+++ Given information +++
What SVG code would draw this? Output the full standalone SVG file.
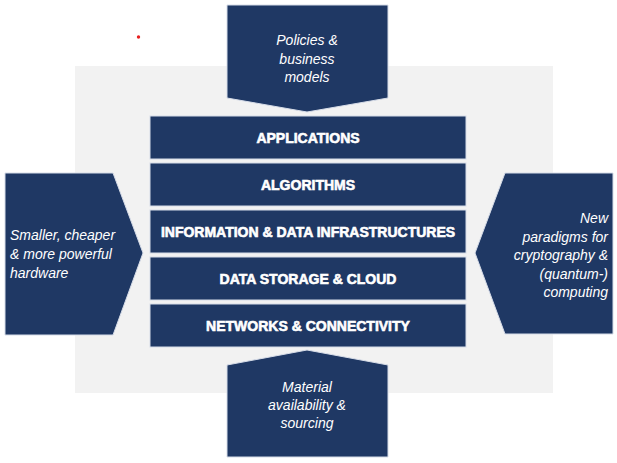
<svg xmlns="http://www.w3.org/2000/svg" width="617" height="463" viewBox="0 0 617 463">
<style>
.shape{fill:#1f3864;stroke:#d6dce8;stroke-width:1}
.lbl{font-family:"Liberation Sans",Arial,sans-serif;font-size:14px;font-weight:bold;fill:#fff;stroke:#fff;stroke-width:0.6;text-anchor:middle}
.it{font-family:"Liberation Sans",Arial,sans-serif;font-size:14px;font-style:italic;fill:#fff}
</style>
<rect x="0" y="0" width="617" height="463" fill="#fff"/>
<rect x="75" y="66" width="478" height="327" fill="#f2f2f2"/>
<circle cx="138.5" cy="37" r="1.7" fill="#e82020"/>
<g id="connectors"></g>
<g id="policies">
<polygon class="shape" points="227,5 388,5 388,98 307,112 227,98"/>
<text class="it" text-anchor="middle"><tspan x="307" y="45">Policies &amp;</tspan><tspan x="307" y="64">business</tspan><tspan x="307" y="82">models</tspan></text>
</g>
<g id="hardware">
<polygon class="shape" points="5,173 113,173 143,253 113,335 5,335"/>
<text class="it"><tspan x="10" y="240">Smaller, cheaper</tspan><tspan x="10" y="259">&amp; more powerful</tspan><tspan x="10" y="278">hardware</tspan></text>
</g>
<g id="paradigms">
<polygon class="shape" points="613,173 505,173 475,253 505,334 613,334"/>
<text class="it" text-anchor="end"><tspan x="608" y="223">New</tspan><tspan x="608" y="242">paradigms for</tspan><tspan x="608" y="260">cryptography &amp;</tspan><tspan x="608" y="279">(quantum-)</tspan><tspan x="608" y="297">computing</tspan></text>
</g>
<g id="material">
<polygon class="shape" points="227,365 307,350 388,365 388,457 227,457"/>
<text class="it" text-anchor="middle"><tspan x="307" y="392">Material</tspan><tspan x="307" y="410">availability &amp;</tspan><tspan x="307" y="428">sourcing</tspan></text>
</g>
<g id="applications">
<rect class="shape" x="150" y="116" width="316" height="43"/>
<text class="lbl" x="308" y="142.5">APPLICATIONS</text>
</g>
<g id="algorithms">
<rect class="shape" x="150" y="163" width="316" height="43"/>
<text class="lbl" x="308" y="189.5">ALGORITHMS</text>
</g>
<g id="information">
<rect class="shape" x="150" y="210" width="316" height="43"/>
<text class="lbl" x="308" y="236.5">INFORMATION &amp; DATA INFRASTRUCTURES</text>
</g>
<g id="storage">
<rect class="shape" x="150" y="257" width="316" height="43"/>
<text class="lbl" x="308" y="283.5">DATA STORAGE &amp; CLOUD</text>
</g>
<g id="networks">
<rect class="shape" x="150" y="304" width="316" height="43"/>
<text class="lbl" x="308" y="330.5">NETWORKS &amp; CONNECTIVITY</text>
</g>
</svg>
+++
Retype each line of the listing above word for word. Exclude the pictures.

Task solution:
What SVG code would draw this? Output the full standalone SVG file.
<svg xmlns="http://www.w3.org/2000/svg" width="617" height="463" viewBox="0 0 617 463">
<style>
.shape{fill:#1f3864;stroke:#d6dce8;stroke-width:1}
.lbl{font-family:"Liberation Sans",Arial,sans-serif;font-size:14px;font-weight:bold;fill:#fff;stroke:#fff;stroke-width:0.6;text-anchor:middle}
.it{font-family:"Liberation Sans",Arial,sans-serif;font-size:14px;font-style:italic;fill:#fff}
</style>
<rect x="0" y="0" width="617" height="463" fill="#fff"/>
<rect x="75" y="66" width="478" height="327" fill="#f2f2f2"/>
<circle cx="138.5" cy="37" r="1.7" fill="#e82020"/>
<g id="connectors"></g>
<g id="policies">
<polygon class="shape" points="227,5 388,5 388,98 307,112 227,98"/>
<text class="it" text-anchor="middle"><tspan x="307" y="45">Policies &amp;</tspan><tspan x="307" y="64">business</tspan><tspan x="307" y="82">models</tspan></text>
</g>
<g id="hardware">
<polygon class="shape" points="5,173 113,173 143,253 113,335 5,335"/>
<text class="it"><tspan x="10" y="240">Smaller, cheaper</tspan><tspan x="10" y="259">&amp; more powerful</tspan><tspan x="10" y="278">hardware</tspan></text>
</g>
<g id="paradigms">
<polygon class="shape" points="613,173 505,173 475,253 505,334 613,334"/>
<text class="it" text-anchor="end"><tspan x="608" y="223">New</tspan><tspan x="608" y="242">paradigms for</tspan><tspan x="608" y="260">cryptography &amp;</tspan><tspan x="608" y="279">(quantum-)</tspan><tspan x="608" y="297">computing</tspan></text>
</g>
<g id="material">
<polygon class="shape" points="227,365 307,350 388,365 388,457 227,457"/>
<text class="it" text-anchor="middle"><tspan x="307" y="392">Material</tspan><tspan x="307" y="410">availability &amp;</tspan><tspan x="307" y="428">sourcing</tspan></text>
</g>
<g id="applications">
<rect class="shape" x="150" y="116" width="316" height="43"/>
<text class="lbl" x="308" y="142.5">APPLICATIONS</text>
</g>
<g id="algorithms">
<rect class="shape" x="150" y="163" width="316" height="43"/>
<text class="lbl" x="308" y="189.5">ALGORITHMS</text>
</g>
<g id="information">
<rect class="shape" x="150" y="210" width="316" height="43"/>
<text class="lbl" x="308" y="236.5">INFORMATION &amp; DATA INFRASTRUCTURES</text>
</g>
<g id="storage">
<rect class="shape" x="150" y="257" width="316" height="43"/>
<text class="lbl" x="308" y="283.5">DATA STORAGE &amp; CLOUD</text>
</g>
<g id="networks">
<rect class="shape" x="150" y="304" width="316" height="43"/>
<text class="lbl" x="308" y="330.5">NETWORKS &amp; CONNECTIVITY</text>
</g>
</svg>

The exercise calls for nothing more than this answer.